Невдалеке от рубленных на сибирский манер домов колонистов, подальше от трассы и поближе к тайге, бойко строился наш лагерь. Уже стояли два-три барака, человек на сто пятьдесят, несколько хозяйственных построек, столовая, на крыльце которой всегда стояли две бочки с соленой горбушей ешь сколько хочешь, "от пуза"! Меньше чем через год, вспоминая об этом, сами удивлялись: неужели когда-нибудь это было?! Как, впрочем, и многое другое, относящееся к мирным, довоенным дням. Особняком стояли механический цех леспромхоза, гараж и хутор охраны лагеря - вохры. Зоны лагеря не было. Она обозначалась чисто символически - "скворцы" еще не прилетели. "Скворцами" называли вольнонаемную охрану лагерей, в основном вербуемую из демобилизованных из армии солдат, как правило, выходцев с Украины, из Средней Азии и Приуралья, которые с весенней навигацией прибывали с "материка" на Колыму и заселяли построенные для них охранные вышки-"скворечни", установленные по всем четырем углам зоны лагеря.
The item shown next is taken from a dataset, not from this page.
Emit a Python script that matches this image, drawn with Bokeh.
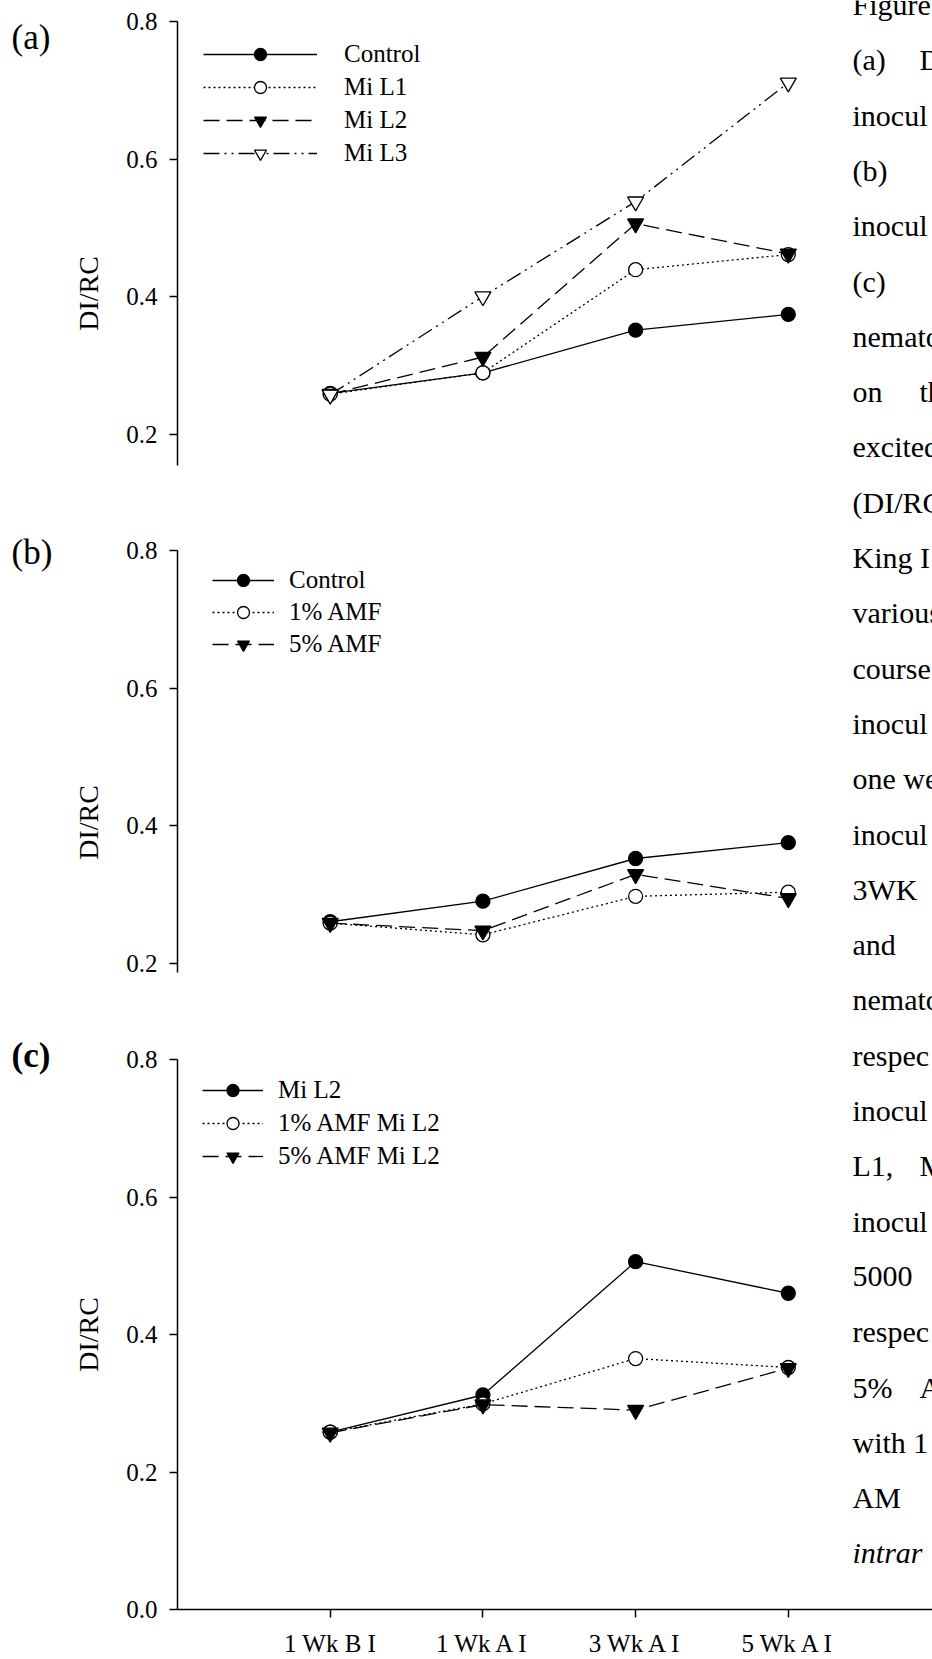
import math
from bokeh.plotting import figure
from bokeh.layouts import column, row
from bokeh.models import (Range1d, FixedTicker, NumeralTickFormatter, Legend,
                          LegendItem, Label)
from bokeh.embed import file_html
from bokeh.resources import INLINE

# ---------------- data ----------------
weeks = ["1 Wk B I", "1 Wk A I", "3 Wk A I", "5 Wk A I"]
week_pos = [1, 2, 3, 4]

a_names = ["Control", "Mi L1", "Mi L2", "Mi L3"]
a_control = [0.259, 0.289, 0.351, 0.374]
a_mi_l1 = [0.258, 0.289, 0.439, 0.461]
a_mi_l2 = [0.258, 0.312, 0.506, 0.462]
a_mi_l3 = [0.257, 0.400, 0.538, 0.711]

b_names = ["Control", "1% AMF", "5% AMF"]
b_control = [0.260, 0.290, 0.352, 0.375]
b_amf1 = [0.258, 0.241, 0.297, 0.303]
b_amf5 = [0.258, 0.247, 0.329, 0.294]

c_names = ["Mi L2", "1% AMF Mi L2", "5% AMF Mi L2"]
c_mi_l2 = [0.258, 0.312, 0.506, 0.460]
c_amf1 = [0.258, 0.299, 0.365, 0.352]
c_amf5 = [0.257, 0.298, 0.290, 0.351]

yticks_ab = [0.2, 0.4, 0.6, 0.8]
yticks_c = [0.0, 0.2, 0.4, 0.6, 0.8]

y_title = "DI/RC"
panel_tags = ["(a)", "(b)", "(c)"]

caption_lines = [
    ["Figure"], ["(a)", "D"], ["inocul"], ["(b)"], ["inocul"], ["(c)"],
    ["nemato"], ["on", "th"], ["excited"], ["(DI/RC"], ["King I"],
    ["various"], ["course"], ["inocul"], ["one we"], ["inocul"], ["3WK"],
    ["and"], ["nemato"], ["respec"], ["inocul"], ["L1,", "M"], ["inocul"],
    ["5000"], ["respec"], ["5%", "A"], ["with 1"], ["AM"], ["intrar"],
]

# ---------------- layout constants ----------------
FONT = "Liberation Serif"
PAGE_W, PAGE_H = 932, 1659
SIDE_W = 110                 # narrow strip holding panel tags + y titles
MAIN_W = PAGE_W - SIDE_W
LEFT = 177                   # page x of the y axes
PX_X = 152.7
PX_Y = 687.5
X_END = (PAGE_W - LEFT) / PX_X
CAP_Y0, CAP_DY = 4, 55.3     # caption line placement

STYLES = {
    "solid_filled_circle": dict(dash="solid", marker="circle", fill="black", size=14),
    "dot_open_circle": dict(dash="2 3", marker="circle", fill="white", size=14),
    "dash_filled_tri": dict(dash="16 7", marker="inverted_triangle", fill="black", size=16),
    "dashdotdot_open_tri": dict(dash="16 5 2 5 2 5", marker="inverted_triangle", fill="white", size=16),
}


def make_fig(page_top, page_bottom, frame_bottom, axis_top_y, y_low, y_ticks, with_x):
    """axis_top_y: page y where 0.8 sits; frame spans page_top..frame_bottom."""
    height = page_bottom - page_top
    y_end = 0.8 + (axis_top_y - page_top) / PX_Y
    y_start = 0.8 - (frame_bottom - axis_top_y) / PX_Y
    kw = dict(width=MAIN_W, height=height, x_range=Range1d(0, X_END),
              y_range=Range1d(y_start, y_end), output_backend="svg",
              toolbar_location=None, min_border_left=LEFT - SIDE_W,
              min_border_right=0, min_border_top=0,
              min_border_bottom=page_bottom - frame_bottom)
    if not with_x:
        kw["x_axis_type"] = None
    p = figure(**kw)
    p.outline_line_color = None
    p.grid.visible = False
    p.background_fill_color = "white"
    p.border_fill_color = "white"
    axes = list(p.yaxis) + (list(p.xaxis) if with_x else [])
    for ax in axes:
        ax.axis_line_width = 1.5
        ax.axis_line_color = "black"
        ax.major_tick_line_width = 1.5
        ax.major_tick_line_color = "black"
        ax.major_tick_out = 8
        ax.major_tick_in = 0
        ax.minor_tick_line_color = None
        ax.major_label_text_font = FONT
        ax.major_label_text_font_size = "25px"
        ax.major_label_text_color = "black"
        ax.major_label_standoff = 12
    p.yaxis.ticker = FixedTicker(ticks=y_ticks)
    p.yaxis.formatter = NumeralTickFormatter(format="0.0")
    p.yaxis.bounds = (y_low, 0.8)
    if with_x:
        p.xaxis.ticker = FixedTicker(ticks=week_pos)
        p.xaxis.major_label_overrides = {k: v for k, v in zip(week_pos, weeks)}
    return p


def add_series(p, ys, style):
    st = STYLES[style]
    lr = p.line(week_pos, ys, line_color="black", line_width=1.3, line_dash=st["dash"])
    sr = p.scatter(week_pos, ys, marker=st["marker"], size=st["size"],
                   fill_color=st["fill"], line_color="black", line_width=1.3)
    return [lr, sr]


def add_legend(p, items, gw, standoff, spacing, vx, legend_top_from_axis, frame_h_below_top):
    n = len(items)
    h = n * 30 + (n - 1) * spacing
    vy = frame_h_below_top - legend_top_from_axis - h
    leg = Legend(items=[LegendItem(label=l, renderers=r) for l, r in items],
                 location=(vx, vy), padding=0, margin=0, spacing=spacing,
                 glyph_width=gw, glyph_height=30, label_height=30,
                 label_standoff=standoff, label_text_font=FONT,
                 label_text_font_size="25px", label_text_color="black",
                 border_line_color=None, background_fill_alpha=0)
    p.add_layout(leg)


def add_caption(p, page_top, page_bottom):
    for i, parts in enumerate(caption_lines):
        base = CAP_Y0 + CAP_DY * i
        if not (page_top <= base < page_bottom):
            continue
        xs = [852] if len(parts) == 1 else [852, 919]
        for x, t in zip(xs, parts):
            p.add_layout(Label(x=x - SIDE_W, y=base - page_top, text=t,
                               x_units="canvas", y_units="canvas", level="overlay",
                               text_font=FONT, text_font_size="30px",
                               text_color="black", text_baseline="alphabetic",
                               text_font_style="italic" if t == "intrar" else "normal"))


# ---------------- panel (a) ----------------
pa = make_fig(0, 475, 475, 21, 0.8 - 444 / PX_Y, yticks_ab, False)
ra = [add_series(pa, a_control, "solid_filled_circle"),
      add_series(pa, a_mi_l1, "dot_open_circle"),
      add_series(pa, a_mi_l2, "dash_filled_tri"),
      add_series(pa, a_mi_l3, "dashdotdot_open_tri")]
add_legend(pa, list(zip(a_names, ra)), 114, 27, 3, 26, 18, 475 - 21)
add_caption(pa, 0, 475)

# ---------------- panel (b) ----------------
pb = make_fig(475, 1025, 1025, 550, 0.8 - 422 / PX_Y, yticks_ab, False)
rb = [add_series(pb, b_control, "solid_filled_circle"),
      add_series(pb, b_amf1, "dot_open_circle"),
      add_series(pb, b_amf5, "dash_filled_tri")]
add_legend(pb, list(zip(b_names, rb)), 62, 15, 2, 35, 15, 1025 - 550)
add_caption(pb, 475, 1025)

# ---------------- panel (c) ----------------
pc = make_fig(1025, 1659, 1609, 1059, 0.0, yticks_c, True)
rc = [add_series(pc, c_mi_l2, "solid_filled_circle"),
      add_series(pc, c_amf1, "dot_open_circle"),
      add_series(pc, c_amf5, "dash_filled_tri")]
add_legend(pc, list(zip(c_names, rc)), 61, 15, 3, 25, 16, 1609 - 1059)
add_caption(pc, 1025, 1700)

# ---------------- side strip: panel tags and y titles ----------------
side = figure(width=SIDE_W, height=PAGE_H, x_range=Range1d(0, SIDE_W),
              y_range=Range1d(PAGE_H, 0), x_axis_type=None, y_axis_type=None,
              output_backend="svg", toolbar_location=None, min_border=0)
side.outline_line_color = None
side.grid.visible = False
tag_y = [37, 552, 1055]
title_y = [293, 822, 1334]
for k in range(3):
    side.add_layout(Label(x=11, y=tag_y[k], text=panel_tags[k], text_font=FONT,
                          text_font_size="35px", text_baseline="middle",
                          text_color="black", level="overlay",
                          text_font_style="bold" if k == 2 else "normal"))
    side.add_layout(Label(x=88, y=title_y[k], text=y_title, angle=math.pi / 2,
                          text_font=FONT, text_font_size="28px",
                          text_align="center", text_baseline="middle",
                          text_color="black", level="overlay"))

layout = row(side, column(pa, pb, pc, spacing=0), spacing=0)
open("out.html", "w").write(file_html(layout, INLINE))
Вывод бригад на работу и возвращение регистрировались комендантом лагеря. Каждый бригадир отвечал за количество людей, выведенных на работу из лагеря, о чем расписывался в журнале на вахте.
Вахта же являлась и своего рода сигналом времени. Подъем, развод, обед, отбой и другие чрезвычайности вызванивались ударами железяки по куску рельса, подвешенному к лиственнице. При "курантах" неизменно состоял полковник, инспектор кавалерии штаба Ленинградского военного округа, кавалер орденов Боевого Красного Знамени, георгиевский кавалер, один из командиров "дикой дивизии" в гражданскую войну, заключенный Борис Борисович Ибрагимбеков (Ибрагим-Бек). Святой человек! Умер на "инвалидке" 23-го 6-го километра в 1943 году.